I find this more honest than stretching a single turn forever. Each turn ending is a genuine idle point you can cancel or step into — the autonomy is in the cadence, not in some monster turn that never returns.
What I’m taking away
A few of these are going straight into how I build:
- Stateless loop, stateful host. One loop, many modes. The modes are the host’s problem.
finish_reasonis a hint, not a verdict. Derive “keep going?” from the presence of tool calls and you stop fighting provider quirks.- Append-only context, cache as a first-class constraint. Reminders go on the tail as user messages; nothing rewrites the prefix. Per-step injection is an O(n²) trap.
- Compaction reuses the live request shape so the summarization call itself caches, and never cuts a tool pair in half.

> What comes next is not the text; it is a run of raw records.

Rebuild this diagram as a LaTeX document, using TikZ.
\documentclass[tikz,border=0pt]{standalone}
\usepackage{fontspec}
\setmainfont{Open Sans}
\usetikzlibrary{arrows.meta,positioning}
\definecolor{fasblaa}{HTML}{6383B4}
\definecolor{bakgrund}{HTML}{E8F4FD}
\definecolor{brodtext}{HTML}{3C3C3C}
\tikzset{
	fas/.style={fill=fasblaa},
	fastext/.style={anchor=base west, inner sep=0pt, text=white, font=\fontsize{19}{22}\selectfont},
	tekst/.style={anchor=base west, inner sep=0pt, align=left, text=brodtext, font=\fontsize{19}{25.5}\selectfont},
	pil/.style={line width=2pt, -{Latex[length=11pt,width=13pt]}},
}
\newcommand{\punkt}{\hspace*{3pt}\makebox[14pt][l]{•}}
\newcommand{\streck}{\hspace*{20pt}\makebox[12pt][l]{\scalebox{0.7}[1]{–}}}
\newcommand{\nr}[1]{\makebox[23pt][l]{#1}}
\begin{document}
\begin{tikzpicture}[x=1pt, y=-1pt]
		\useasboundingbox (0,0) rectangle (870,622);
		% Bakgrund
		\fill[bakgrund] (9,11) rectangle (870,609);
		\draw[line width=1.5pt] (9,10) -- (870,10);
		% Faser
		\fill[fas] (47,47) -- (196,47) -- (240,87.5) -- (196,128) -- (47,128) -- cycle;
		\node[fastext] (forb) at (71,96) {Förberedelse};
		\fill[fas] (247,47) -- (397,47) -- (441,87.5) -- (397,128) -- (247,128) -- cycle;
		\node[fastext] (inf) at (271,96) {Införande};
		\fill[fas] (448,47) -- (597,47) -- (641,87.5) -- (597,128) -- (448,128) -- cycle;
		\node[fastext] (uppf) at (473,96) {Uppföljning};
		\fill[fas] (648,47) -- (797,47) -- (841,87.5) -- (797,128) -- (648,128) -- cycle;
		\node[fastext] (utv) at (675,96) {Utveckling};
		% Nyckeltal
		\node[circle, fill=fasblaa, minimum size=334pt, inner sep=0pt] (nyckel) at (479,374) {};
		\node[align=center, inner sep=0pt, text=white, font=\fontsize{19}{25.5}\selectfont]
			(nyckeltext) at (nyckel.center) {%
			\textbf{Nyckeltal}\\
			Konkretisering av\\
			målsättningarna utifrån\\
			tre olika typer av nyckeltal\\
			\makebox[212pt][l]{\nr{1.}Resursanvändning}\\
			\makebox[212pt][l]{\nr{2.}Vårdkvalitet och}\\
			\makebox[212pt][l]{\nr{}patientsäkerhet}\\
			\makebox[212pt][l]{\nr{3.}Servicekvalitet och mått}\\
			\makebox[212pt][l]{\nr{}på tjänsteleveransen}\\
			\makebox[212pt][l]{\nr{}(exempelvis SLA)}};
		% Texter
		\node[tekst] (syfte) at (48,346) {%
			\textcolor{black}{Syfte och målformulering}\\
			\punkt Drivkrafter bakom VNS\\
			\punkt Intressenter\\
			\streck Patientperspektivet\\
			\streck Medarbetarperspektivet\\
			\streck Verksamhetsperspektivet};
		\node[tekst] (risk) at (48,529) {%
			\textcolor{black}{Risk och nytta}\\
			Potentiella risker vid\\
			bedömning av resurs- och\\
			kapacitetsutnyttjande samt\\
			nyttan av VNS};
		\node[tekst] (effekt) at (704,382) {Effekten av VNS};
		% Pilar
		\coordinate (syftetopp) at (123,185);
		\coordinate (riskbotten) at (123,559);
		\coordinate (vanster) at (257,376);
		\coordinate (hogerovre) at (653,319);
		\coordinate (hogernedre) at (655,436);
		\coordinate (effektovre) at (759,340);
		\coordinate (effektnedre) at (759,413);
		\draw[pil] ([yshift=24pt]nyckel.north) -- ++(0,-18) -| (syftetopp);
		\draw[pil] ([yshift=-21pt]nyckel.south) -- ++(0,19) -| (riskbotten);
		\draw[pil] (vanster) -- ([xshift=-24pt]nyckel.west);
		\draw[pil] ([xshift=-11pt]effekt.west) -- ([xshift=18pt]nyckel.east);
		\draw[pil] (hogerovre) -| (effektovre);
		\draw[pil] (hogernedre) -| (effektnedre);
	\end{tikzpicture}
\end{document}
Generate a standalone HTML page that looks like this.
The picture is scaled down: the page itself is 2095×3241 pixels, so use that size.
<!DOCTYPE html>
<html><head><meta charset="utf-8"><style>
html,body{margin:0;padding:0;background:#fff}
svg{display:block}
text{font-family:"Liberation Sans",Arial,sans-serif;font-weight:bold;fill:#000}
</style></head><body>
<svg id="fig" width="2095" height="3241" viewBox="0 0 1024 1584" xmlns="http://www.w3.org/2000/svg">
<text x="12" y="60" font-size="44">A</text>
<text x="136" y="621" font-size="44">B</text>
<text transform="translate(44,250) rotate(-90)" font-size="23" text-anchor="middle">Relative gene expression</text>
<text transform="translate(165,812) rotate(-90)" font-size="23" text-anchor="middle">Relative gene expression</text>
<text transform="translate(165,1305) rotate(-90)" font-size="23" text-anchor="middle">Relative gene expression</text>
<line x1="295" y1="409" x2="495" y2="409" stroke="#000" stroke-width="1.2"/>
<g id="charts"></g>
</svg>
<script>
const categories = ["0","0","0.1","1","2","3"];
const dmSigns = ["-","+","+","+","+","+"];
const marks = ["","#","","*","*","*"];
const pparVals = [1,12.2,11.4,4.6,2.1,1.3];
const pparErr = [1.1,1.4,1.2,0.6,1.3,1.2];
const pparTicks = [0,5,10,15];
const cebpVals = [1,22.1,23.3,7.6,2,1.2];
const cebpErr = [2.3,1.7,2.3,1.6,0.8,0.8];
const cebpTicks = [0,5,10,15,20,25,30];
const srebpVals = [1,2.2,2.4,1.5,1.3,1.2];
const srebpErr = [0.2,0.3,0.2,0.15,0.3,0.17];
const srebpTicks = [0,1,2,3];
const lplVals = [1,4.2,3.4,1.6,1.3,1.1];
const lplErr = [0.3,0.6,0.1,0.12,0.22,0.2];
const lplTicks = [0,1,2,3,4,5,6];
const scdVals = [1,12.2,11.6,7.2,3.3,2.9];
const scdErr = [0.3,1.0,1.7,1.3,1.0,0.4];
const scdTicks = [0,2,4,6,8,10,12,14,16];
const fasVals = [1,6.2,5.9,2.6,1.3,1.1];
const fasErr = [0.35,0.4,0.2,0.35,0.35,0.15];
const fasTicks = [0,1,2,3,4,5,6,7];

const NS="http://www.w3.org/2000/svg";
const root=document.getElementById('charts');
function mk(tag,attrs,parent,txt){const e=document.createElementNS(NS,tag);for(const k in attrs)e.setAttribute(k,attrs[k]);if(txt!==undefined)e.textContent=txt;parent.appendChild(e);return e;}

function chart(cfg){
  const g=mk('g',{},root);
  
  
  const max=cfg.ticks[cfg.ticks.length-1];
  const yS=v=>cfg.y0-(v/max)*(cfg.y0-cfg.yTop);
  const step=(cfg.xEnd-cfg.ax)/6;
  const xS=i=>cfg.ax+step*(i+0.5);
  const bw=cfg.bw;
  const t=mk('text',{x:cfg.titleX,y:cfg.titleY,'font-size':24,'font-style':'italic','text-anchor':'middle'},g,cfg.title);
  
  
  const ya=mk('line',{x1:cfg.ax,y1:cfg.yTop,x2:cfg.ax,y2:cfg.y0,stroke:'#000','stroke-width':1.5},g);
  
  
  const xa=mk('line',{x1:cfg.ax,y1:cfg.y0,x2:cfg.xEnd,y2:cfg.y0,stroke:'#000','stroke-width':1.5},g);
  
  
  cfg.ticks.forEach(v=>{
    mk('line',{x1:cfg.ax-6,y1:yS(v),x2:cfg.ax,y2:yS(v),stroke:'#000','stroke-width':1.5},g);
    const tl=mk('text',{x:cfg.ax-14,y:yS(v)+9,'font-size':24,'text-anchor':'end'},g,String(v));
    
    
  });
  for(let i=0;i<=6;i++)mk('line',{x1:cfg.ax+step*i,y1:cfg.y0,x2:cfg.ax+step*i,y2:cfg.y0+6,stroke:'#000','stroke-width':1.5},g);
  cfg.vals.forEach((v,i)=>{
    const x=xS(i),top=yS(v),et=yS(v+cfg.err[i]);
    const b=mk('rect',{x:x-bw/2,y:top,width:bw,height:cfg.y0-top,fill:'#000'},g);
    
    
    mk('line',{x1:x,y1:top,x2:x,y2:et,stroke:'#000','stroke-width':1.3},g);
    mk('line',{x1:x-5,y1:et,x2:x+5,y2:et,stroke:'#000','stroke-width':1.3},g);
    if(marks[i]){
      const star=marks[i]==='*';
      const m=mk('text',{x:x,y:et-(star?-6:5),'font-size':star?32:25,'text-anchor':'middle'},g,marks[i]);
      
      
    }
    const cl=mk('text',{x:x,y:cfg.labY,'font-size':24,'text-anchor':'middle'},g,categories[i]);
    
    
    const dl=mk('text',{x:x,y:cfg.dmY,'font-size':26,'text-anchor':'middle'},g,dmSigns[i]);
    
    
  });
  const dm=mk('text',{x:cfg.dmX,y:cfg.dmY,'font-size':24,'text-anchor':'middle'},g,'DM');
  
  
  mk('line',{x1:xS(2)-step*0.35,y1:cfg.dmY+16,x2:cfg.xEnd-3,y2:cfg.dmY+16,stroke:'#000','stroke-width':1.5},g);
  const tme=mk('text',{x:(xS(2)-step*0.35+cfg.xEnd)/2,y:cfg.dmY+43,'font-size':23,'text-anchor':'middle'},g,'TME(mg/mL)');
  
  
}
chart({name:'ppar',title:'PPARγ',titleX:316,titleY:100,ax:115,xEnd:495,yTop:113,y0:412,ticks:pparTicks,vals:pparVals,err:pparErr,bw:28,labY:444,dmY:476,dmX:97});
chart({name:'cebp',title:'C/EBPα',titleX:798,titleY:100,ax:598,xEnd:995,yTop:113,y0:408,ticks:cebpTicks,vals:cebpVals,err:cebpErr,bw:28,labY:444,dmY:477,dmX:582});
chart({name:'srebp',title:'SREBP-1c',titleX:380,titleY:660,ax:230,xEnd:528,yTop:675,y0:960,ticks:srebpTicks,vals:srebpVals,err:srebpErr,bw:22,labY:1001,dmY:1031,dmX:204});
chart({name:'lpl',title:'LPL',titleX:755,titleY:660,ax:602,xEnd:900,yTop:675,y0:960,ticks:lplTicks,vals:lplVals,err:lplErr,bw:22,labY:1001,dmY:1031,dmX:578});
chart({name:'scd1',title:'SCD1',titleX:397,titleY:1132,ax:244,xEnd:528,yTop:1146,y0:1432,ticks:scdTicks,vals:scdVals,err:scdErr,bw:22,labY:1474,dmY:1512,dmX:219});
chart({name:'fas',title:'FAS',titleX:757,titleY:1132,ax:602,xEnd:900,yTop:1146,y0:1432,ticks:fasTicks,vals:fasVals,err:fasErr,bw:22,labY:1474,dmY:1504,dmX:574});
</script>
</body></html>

- Resume = replay through the same code path. No second implementation of state to drift.
- Concurrent execution, ordered record. Push the mess into a scheduler; keep the transcript linear.
- Autonomy is an outer loop of ordinary turns, with the model holding a single status lever to exit.
None of it is exotic. It’s the accumulation of small, correct decisions — the unglamorous kind that only reveal their value the third time a session resumes cleanly or a cache stays warm. I still translate each one into my own setup rather than copy it, but the reading was worth more than the cloning.